Reproduce from the records below, with no pictures, exactly the lines between the one containing "Emit a component" and the one containing "import * as", inclusive.
····················
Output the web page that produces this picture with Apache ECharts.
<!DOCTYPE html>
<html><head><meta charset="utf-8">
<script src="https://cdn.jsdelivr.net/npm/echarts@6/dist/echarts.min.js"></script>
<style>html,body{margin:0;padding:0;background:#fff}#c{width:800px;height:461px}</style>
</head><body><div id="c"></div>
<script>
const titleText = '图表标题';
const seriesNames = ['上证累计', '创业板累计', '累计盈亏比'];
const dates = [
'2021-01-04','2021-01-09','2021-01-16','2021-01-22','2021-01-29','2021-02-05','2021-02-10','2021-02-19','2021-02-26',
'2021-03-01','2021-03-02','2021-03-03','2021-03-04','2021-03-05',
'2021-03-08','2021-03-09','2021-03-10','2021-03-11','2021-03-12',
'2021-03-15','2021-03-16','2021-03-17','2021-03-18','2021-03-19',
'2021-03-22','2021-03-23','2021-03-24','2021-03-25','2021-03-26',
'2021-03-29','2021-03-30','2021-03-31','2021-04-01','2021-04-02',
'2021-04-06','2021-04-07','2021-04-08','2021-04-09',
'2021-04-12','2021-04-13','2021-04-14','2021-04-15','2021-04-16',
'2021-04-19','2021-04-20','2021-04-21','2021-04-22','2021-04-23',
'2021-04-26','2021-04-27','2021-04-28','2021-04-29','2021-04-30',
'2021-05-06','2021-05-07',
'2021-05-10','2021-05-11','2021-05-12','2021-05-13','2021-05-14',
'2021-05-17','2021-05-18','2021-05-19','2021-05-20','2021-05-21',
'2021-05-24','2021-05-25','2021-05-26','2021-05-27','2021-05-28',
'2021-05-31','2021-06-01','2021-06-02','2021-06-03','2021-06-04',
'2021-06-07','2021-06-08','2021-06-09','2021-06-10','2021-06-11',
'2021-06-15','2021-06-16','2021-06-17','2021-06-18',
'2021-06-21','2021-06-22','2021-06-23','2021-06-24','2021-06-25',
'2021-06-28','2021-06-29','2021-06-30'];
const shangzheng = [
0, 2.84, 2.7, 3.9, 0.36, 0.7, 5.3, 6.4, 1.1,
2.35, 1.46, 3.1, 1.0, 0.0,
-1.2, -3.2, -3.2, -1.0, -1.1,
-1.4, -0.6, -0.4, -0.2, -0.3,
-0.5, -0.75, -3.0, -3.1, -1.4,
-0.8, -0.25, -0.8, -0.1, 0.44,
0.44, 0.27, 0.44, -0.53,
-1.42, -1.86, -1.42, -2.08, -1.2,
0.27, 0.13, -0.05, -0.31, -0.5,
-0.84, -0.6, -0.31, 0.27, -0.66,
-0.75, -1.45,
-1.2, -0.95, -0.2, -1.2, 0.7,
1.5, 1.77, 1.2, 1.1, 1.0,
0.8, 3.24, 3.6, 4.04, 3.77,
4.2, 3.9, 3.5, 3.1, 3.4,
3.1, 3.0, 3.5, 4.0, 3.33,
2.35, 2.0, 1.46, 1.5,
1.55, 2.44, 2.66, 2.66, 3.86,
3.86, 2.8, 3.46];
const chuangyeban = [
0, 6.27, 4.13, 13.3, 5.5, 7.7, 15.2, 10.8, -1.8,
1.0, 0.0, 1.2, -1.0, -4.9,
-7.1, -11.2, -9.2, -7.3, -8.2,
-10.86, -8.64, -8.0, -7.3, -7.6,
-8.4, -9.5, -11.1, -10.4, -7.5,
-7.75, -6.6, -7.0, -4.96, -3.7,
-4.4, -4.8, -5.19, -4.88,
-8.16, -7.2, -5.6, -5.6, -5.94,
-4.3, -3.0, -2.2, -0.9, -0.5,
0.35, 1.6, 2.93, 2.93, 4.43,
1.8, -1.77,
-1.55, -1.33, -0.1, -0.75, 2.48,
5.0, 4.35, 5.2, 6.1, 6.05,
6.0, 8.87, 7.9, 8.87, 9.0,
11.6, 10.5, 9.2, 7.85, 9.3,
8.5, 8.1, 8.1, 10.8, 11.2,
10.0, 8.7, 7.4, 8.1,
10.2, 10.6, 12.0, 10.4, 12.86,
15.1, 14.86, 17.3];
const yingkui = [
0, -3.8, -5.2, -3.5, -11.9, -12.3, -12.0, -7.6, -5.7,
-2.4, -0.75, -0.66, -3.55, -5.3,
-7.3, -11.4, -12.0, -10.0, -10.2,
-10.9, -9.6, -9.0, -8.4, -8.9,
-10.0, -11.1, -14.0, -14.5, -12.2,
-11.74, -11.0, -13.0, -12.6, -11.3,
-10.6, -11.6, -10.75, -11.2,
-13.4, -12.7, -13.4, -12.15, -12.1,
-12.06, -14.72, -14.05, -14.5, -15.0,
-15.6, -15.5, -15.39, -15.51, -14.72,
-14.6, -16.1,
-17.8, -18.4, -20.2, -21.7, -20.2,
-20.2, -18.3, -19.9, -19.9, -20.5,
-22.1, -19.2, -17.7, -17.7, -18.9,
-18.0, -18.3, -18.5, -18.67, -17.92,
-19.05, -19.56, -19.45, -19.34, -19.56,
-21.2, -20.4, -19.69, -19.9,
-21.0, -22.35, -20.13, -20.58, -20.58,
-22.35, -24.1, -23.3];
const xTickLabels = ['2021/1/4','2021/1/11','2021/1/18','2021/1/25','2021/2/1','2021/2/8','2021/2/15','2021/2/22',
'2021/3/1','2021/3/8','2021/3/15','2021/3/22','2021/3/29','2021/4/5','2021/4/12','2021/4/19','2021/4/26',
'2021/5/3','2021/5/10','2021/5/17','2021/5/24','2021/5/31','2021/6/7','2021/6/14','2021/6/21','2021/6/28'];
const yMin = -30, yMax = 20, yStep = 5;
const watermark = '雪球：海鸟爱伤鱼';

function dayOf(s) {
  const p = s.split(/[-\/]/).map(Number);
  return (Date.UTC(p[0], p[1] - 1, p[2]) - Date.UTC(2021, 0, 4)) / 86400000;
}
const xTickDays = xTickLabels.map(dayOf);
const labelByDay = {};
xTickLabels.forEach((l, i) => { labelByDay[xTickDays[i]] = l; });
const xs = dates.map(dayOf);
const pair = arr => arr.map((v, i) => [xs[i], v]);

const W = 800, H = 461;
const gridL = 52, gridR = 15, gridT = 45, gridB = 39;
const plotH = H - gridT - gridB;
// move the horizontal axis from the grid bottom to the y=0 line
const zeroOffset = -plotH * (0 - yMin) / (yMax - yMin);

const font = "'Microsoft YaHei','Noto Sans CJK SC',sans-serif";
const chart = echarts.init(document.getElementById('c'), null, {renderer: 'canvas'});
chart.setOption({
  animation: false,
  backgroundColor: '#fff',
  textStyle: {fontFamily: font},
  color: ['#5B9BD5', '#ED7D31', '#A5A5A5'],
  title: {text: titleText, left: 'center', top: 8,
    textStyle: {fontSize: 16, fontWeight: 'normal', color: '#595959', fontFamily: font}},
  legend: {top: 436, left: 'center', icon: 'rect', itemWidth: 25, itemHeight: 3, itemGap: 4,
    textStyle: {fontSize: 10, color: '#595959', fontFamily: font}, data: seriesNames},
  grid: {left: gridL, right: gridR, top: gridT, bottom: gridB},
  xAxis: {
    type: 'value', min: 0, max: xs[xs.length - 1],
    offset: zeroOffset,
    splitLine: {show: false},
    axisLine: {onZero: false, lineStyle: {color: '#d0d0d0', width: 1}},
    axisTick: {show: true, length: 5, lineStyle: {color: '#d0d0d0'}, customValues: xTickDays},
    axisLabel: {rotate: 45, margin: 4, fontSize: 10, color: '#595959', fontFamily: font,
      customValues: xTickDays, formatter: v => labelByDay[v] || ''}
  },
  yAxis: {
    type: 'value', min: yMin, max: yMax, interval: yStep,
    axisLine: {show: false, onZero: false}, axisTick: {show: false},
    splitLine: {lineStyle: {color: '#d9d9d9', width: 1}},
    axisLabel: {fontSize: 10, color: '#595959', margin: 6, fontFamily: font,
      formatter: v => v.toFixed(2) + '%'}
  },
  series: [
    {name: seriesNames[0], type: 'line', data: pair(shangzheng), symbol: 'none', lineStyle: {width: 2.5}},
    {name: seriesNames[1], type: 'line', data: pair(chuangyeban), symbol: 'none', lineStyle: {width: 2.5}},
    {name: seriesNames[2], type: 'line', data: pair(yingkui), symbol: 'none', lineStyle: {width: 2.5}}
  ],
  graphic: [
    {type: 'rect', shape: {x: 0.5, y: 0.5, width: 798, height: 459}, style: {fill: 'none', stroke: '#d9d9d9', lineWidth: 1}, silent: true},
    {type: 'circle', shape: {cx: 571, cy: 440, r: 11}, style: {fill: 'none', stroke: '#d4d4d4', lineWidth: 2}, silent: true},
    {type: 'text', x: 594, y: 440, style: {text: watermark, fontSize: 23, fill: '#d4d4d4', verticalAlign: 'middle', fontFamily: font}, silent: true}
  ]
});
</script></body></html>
····················
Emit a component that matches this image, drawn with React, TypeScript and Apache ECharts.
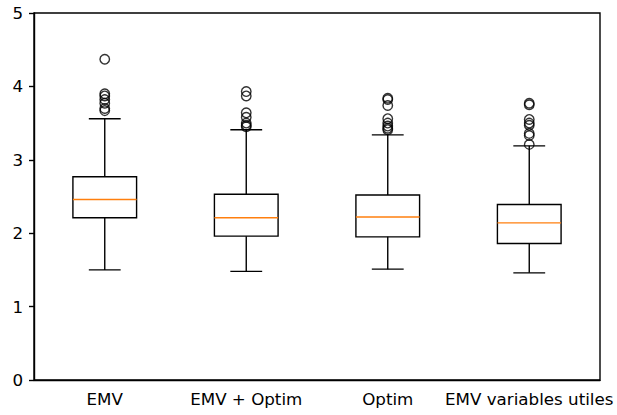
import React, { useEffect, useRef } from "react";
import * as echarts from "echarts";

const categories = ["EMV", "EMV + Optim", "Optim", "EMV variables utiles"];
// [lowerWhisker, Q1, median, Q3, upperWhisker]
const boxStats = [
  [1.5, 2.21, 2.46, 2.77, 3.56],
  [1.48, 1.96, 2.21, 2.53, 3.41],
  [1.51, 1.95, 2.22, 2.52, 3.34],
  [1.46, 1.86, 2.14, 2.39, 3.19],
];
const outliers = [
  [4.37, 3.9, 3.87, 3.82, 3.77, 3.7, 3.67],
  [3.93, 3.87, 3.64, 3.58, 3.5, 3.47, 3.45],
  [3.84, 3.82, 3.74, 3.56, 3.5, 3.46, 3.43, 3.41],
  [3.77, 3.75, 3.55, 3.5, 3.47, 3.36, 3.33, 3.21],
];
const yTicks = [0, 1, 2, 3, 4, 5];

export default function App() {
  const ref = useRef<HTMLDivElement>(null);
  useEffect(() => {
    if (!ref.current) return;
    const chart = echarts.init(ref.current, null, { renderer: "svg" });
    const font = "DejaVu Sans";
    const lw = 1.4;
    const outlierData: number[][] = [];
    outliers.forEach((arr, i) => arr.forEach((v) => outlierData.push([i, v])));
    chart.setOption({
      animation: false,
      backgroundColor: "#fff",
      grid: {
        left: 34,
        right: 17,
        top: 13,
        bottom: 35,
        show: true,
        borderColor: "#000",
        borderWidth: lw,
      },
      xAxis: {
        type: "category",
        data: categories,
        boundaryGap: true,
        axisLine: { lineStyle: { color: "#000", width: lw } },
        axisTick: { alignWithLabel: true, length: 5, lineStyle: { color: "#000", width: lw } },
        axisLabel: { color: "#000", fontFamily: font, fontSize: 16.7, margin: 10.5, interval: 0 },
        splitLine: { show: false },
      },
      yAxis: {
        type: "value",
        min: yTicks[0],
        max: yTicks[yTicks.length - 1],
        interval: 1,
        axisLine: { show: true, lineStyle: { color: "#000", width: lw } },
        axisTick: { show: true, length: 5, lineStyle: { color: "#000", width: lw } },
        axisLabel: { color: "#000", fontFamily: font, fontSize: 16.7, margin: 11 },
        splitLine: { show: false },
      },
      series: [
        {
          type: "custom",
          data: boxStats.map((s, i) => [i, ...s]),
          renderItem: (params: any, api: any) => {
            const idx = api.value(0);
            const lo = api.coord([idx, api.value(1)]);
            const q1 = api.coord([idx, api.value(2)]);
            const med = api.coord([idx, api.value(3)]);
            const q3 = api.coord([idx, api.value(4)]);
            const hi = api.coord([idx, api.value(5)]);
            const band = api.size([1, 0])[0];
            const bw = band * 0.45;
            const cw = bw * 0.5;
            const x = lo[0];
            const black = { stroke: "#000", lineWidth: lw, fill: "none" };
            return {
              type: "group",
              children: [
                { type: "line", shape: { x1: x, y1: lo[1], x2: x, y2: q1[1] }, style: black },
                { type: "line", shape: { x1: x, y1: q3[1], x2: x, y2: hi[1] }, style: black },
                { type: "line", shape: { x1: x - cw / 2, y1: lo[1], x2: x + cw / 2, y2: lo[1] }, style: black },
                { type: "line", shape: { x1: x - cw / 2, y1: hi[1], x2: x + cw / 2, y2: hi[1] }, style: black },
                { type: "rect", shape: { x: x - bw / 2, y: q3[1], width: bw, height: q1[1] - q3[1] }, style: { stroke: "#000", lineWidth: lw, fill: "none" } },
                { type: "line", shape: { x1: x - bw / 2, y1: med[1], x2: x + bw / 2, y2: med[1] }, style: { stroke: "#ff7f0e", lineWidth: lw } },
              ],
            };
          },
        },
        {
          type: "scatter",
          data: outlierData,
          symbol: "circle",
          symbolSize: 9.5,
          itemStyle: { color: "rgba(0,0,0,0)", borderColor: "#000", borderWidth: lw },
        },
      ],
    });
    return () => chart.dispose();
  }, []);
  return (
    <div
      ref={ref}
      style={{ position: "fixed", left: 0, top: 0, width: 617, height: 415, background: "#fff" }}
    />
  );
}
····················
TASK SOLUTION:
Emit a component that matches this image, drawn with React, TypeScript and Apache ECharts.
import React, { useEffect, useRef } from "react";
import * as echarts from "echarts";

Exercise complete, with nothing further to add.